One of my favorite things in the world is spending time with my daughter at the beach. It’s something I do regularly, and it’s time that is priceless to both of us. While I’m there, I am totally present with her, not worried about anything else.

A few years ago, taking the time and energy to go the beach would have seemed impossible. I was too overwhelmed with crazy hours going after my business goals. Completely consumed. After getting up at 4am and spending a 12 or 14 hour day at work in my own business, by the time I got home, I had virtually nothing left for my daughter. It was like an inside joke but also a sad reality that she would point out my “bad-itude” most nights.  I’m not making that up – I was exhausted and had nothing left to give her in the little time we did have together.

At some point, I had to ask: why am I choosing to show up like this for the most precious person in the world to me?
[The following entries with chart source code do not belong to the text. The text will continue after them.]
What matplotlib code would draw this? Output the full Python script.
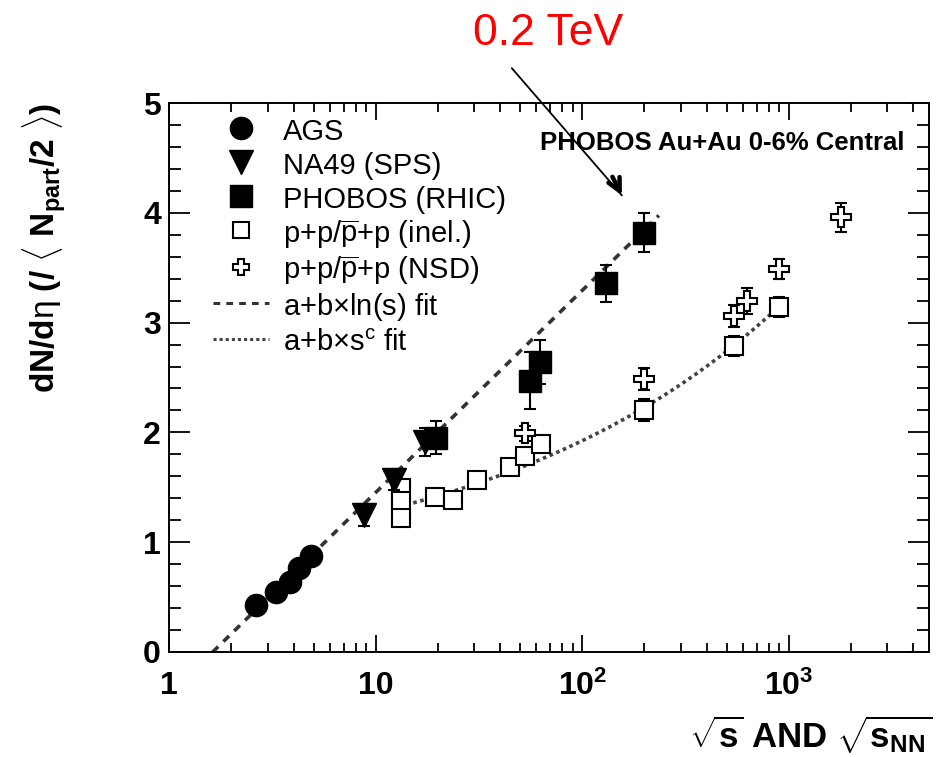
import numpy as np
import matplotlib
matplotlib.use("Agg")
import matplotlib.pyplot as plt
from matplotlib.lines import Line2D
from matplotlib.ticker import FixedLocator, FixedFormatter, LogLocator, MultipleLocator, NullFormatter

plt.rcParams['font.family'] = ['Liberation Sans', 'DejaVu Sans']
plt.rcParams['mathtext.fontset'] = 'custom'
plt.rcParams['mathtext.rm'] = 'Liberation Sans'
plt.rcParams['mathtext.it'] = 'Liberation Sans:italic'
plt.rcParams['mathtext.bf'] = 'Liberation Sans:bold'

# ---- data ----
ags_x = [2.63, 3.28, 3.84, 4.27, 4.87]
ags_y = [0.43, 0.54, 0.64, 0.76, 0.87]

na49_x = [8.8, 12.3, 17.3]
na49_y = [1.25, 1.57, 1.91]
na49_err = [0.10, 0.10, 0.13]

phobos_x = [19.6, 56.0, 62.4, 130.0, 200.0]
phobos_y = [1.95, 2.47, 2.64, 3.36, 3.82]
phobos_err = [0.15, 0.26, 0.20, 0.17, 0.18]

inel_x = [13.3, 13.3, 13.3, 19.4, 23.6, 30.8, 44.9, 53.0, 63.0, 200.0, 546.0, 900.0]
inel_y = [1.49, 1.37, 1.22, 1.41, 1.38, 1.57, 1.68, 1.78, 1.89, 2.20, 2.79, 3.14]
inel_err = [0.05, 0.05, 0.06, 0.05, 0.05, 0.06, 0.06, 0.07, 0.07, 0.10, 0.09, 0.09]

nsd_x = [53.0, 200.0, 546.0, 630.0, 900.0, 1800.0]
nsd_y = [1.99, 2.49, 3.06, 3.20, 3.49, 3.96]
nsd_err = [0.07, 0.10, 0.10, 0.12, 0.09, 0.13]

# fit parameters
ln_a, ln_b = -0.39, 0.40          # a + b ln(s)
pw_a, pw_b, pw_c = 0.61, 0.33, 0.15  # a + b s^c
ln_range = (1.62, 235.0)
pw_range = (13.0, 900.0)

xticks = [1, 10, 100, 1000]
xticklabels = ['1', '10', r'$\mathbf{10^{2}}$', r'$\mathbf{10^{3}}$']
yticks = [0, 1, 2, 3, 4, 5]

# ---- figure ----
fig = plt.figure(figsize=(9.4, 7.57), dpi=100)
ax = fig.add_axes([169.3/940, 1-651.7/757, (929-169.3)/940, (651.7-103.3)/757])
ax.set_xscale('log')
ax.set_xlim(1, 4780)
ax.set_ylim(0, 5)

# fits
xs = np.logspace(np.log10(ln_range[0]), np.log10(ln_range[1]), 200)
ax.plot(xs, ln_a + ln_b*np.log(xs**2), ls=(0, (2.2, 2.0)), color='#333333', lw=2.6, zorder=2)
xs2 = np.logspace(np.log10(pw_range[0]), np.log10(pw_range[1]), 200)
ax.plot(xs2, pw_a + pw_b*(xs2**2)**pw_c, ls=(0, (1.0, 1.0)), color='#444444', lw=2.6, zorder=2)

ekw = dict(ecolor='black', elinewidth=1.5, capsize=4.5, capthick=1.5, ls='none')
ax.errorbar(inel_x, inel_y, yerr=inel_err, fmt='s', ms=13, mfc='white', mec='black', mew=1.5, zorder=3, **ekw)
ax.errorbar(nsd_x, nsd_y, yerr=nsd_err, fmt='P', ms=14, mfc='white', mec='black', mew=1.5, zorder=3, **ekw)
ax.plot(ags_x, ags_y, 'o', ms=16, color='black', zorder=4)
ax.errorbar(na49_x, na49_y, yerr=na49_err, fmt='v', ms=17, mfc='black', mec='black', zorder=4, **ekw)
ax.errorbar(phobos_x, phobos_y, yerr=phobos_err, fmt='s', ms=16, mfc='black', mec='black', zorder=5, **ekw)

# axes styling
for s in ax.spines.values():
    s.set_linewidth(1.4)
ax.xaxis.set_major_locator(FixedLocator(xticks))
ax.xaxis.set_major_formatter(FixedFormatter(xticklabels))
ax.xaxis.set_minor_locator(LogLocator(base=10, subs=np.arange(2, 10), numticks=20))
ax.xaxis.set_minor_formatter(NullFormatter())
ax.yaxis.set_major_locator(FixedLocator(yticks))
ax.yaxis.set_minor_locator(MultipleLocator(0.2))
ax.tick_params(which='both', direction='in', top=True, right=True, width=1.3)
ax.tick_params(axis='x', which='major', length=12, labelsize=23, pad=14)
ax.tick_params(axis='x', which='minor', length=6.5)
ax.tick_params(axis='y', which='major', length=15, labelsize=23, pad=6)
ax.tick_params(axis='y', which='minor', length=8.5)
for lab in ax.get_xticklabels() + ax.get_yticklabels():
    lab.set_fontweight('bold')

ax.set_ylabel(r'dN/d$\mathrm{\eta}$ (/ $\langle$ N$_{\mathbf{part}}$/2 $\rangle$)',
              fontsize=24, fontweight='bold')
ax.yaxis.set_label_coords(-0.134, 0.736)
ax.set_xlabel(r'$\mathbf{\sqrt{s}\ AND\ \sqrt{s_{NN}}}$', fontsize=25)
ax.xaxis.set_label_coords(1.004, -0.114)
ax.xaxis.label.set_horizontalalignment('right')

ax.text(0.968, 0.928, 'PHOBOS Au+Au 0-6% Central', transform=ax.transAxes,
        ha='right', va='center', fontsize=18.5, fontweight='bold')

# legend
handles = [
    Line2D([], [], ls='none', marker='o', ms=16, color='black'),
    Line2D([], [], ls='none', marker='v', ms=17, color='black'),
    Line2D([], [], ls='none', marker='s', ms=16, color='black'),
    Line2D([], [], ls='none', marker='s', ms=11, mfc='white', mec='black', mew=1.5),
    Line2D([], [], ls='none', marker='P', ms=12, mfc='white', mec='black', mew=1.5),
    Line2D([], [], ls=(0, (2.2, 2.0)), color='#333333', lw=2.2),
    Line2D([], [], ls=(0, (1.0, 1.0)), color='#444444', lw=2.2),
]
labels = ['AGS', 'NA49 (SPS)', 'PHOBOS (RHIC)',
          r'p+p/$\overline{\mathrm{p}}$+p (inel.)',
          r'p+p/$\overline{\mathrm{p}}$+p (NSD)',
          r'a+b$\times$ln(s) fit', r'a+b$\times$s$^{\mathrm{c}}$ fit']
ax.legend(handles, labels, loc='upper left', bbox_to_anchor=(0.058, 0.978), frameon=False,
          fontsize=21, handlelength=1.9, handleheight=1.2, handletextpad=0.5, labelspacing=0.11,
          borderpad=0, borderaxespad=0)

# annotation
ax.annotate('', xy=(155.6, 4.16), xytext=(45.6, 5.32), xycoords='data', textcoords='data',
            annotation_clip=False,
            arrowprops=dict(arrowstyle='-', color='black', lw=1.3, shrinkA=0, shrinkB=0))
ax.annotate('', xy=(155.6, 4.16), xytext=(140.0, 4.33), xycoords='data', textcoords='data',
            annotation_clip=False,
            arrowprops=dict(arrowstyle='->,head_length=0.9,head_width=0.45', color='black', lw=3.2,
                            shrinkA=0, shrinkB=0))
ax.text(68.4, 5.64, '0.2 TeV', color='red', fontsize=32, ha='center', va='center', clip_on=False)

fig.savefig('out.png', dpi=100)
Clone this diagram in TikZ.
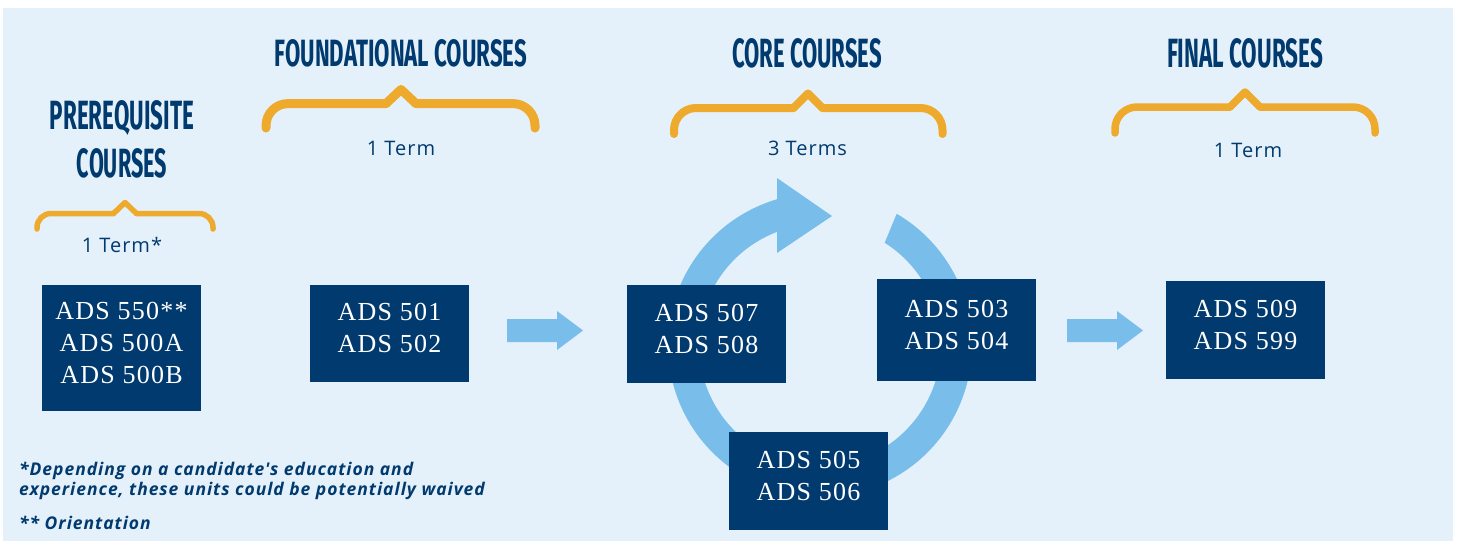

If I can’t create the space to be my best for my family, what am I doing? Isn’t the point of owning my own business to be able to have more freedom to do the things I want? Who was in charge of this schedule, anyway? Me. I was. Yet, ironically, I didn’t schedule any time for myself. This is not who I wanted to be.

What Do I Want, Really?

I hear the term “work/life balance” a lot these days, and while I respect the concept of not being consumed by one area of life, I think work/life balance is completely unrealistic. What’s balance, anyway? I think of someone on a balance beam, where if they tip too hard in one direction, they have to exactly counterbalance on the other. It feels like some kind of perfect distribution where the hours you spend on all parts of your life must be equal. Is that achievable by anyone?  And am I working on being perfect in all parts of life or do I want my life to feel fulfilling to me, regardless of the balance?

I prefer the idea of “work/life harmony” – the philosophy that all aspects of my life can co-exist and enhance each other. But this is only achievable if I’m really clear on what I want.

So to get from my “bad-itude” to work/life harmony, first, I had to understand what my ideal day would look like. Here it is: I wake up early, meditate, do a visualization and work on a big picture project for business.  From there, I walk to my daily yoga practice, walk back, have client meetings and calls, have lunch or a drink with a friend, spend time with my daughter and go to bed.  Now I could go into a lot more detail here, but this gives me a great idea of how I want to tailor my days.  It also shows me what I don’t want to spend time on by the mere fact of all the things that aren’t part of my ideal day.

Second, I needed to remember my big picture vision. As in: what is my ideal life? My ideal day is actually a reflection of my ideal life. The ideal life is different for everyone, but for me—I want a close relationship with my daughter, family and friends, awesome trips around the world, a successful business doing what I do best, a close-knit Los Angeles community and time for myself.  Once I got this clarity, I had a map for creating the life I wanted to live.

Creating Work/Life Harmony

In order to actually bring work/life harmony into my life, I needed to schedule little things I could do everyday to fulfill my larger vision. I found that if I don’t schedule my personal time, then I don’t GET personal time. And if I don’t get personal time, I have nothing left to give other people, including my daughter. Scheduling “me” into my own calendar keeps my vision important and on track.

Boundaries around my schedule gives me freedom! The awesome result of scheduling ALL my needs around my vision is that I am present, no matter what I am doing. If I’m working, I’m not distracted by email or something from home. If I’m at lunch with a friend, I am completely present, not checking my phone. I decide when other people can reach me. When I’m with my daughter, the last thing I’m worried about is what’s going on at work. I have faith that my schedule has taken care of my top priorities.

work-life harmony

I’m not trying to find balance in this life, just harmony in the big picture and enjoyment of as many moments as possible.  And what I’ve found, is that when I spend time with people and in activities that are a meaningful part of the life I envision, when I create harmony in my life, presence is one of the greatest privileges I could possibly imagine– with my friends, family, and colleagues, I’m present while we’re together. I am focused on them and looking them in the eye. It’s an amazing feeling. And I relish that feeling on Monday evenings – that’s reserved especially for me and for my sweet daughter at the beach.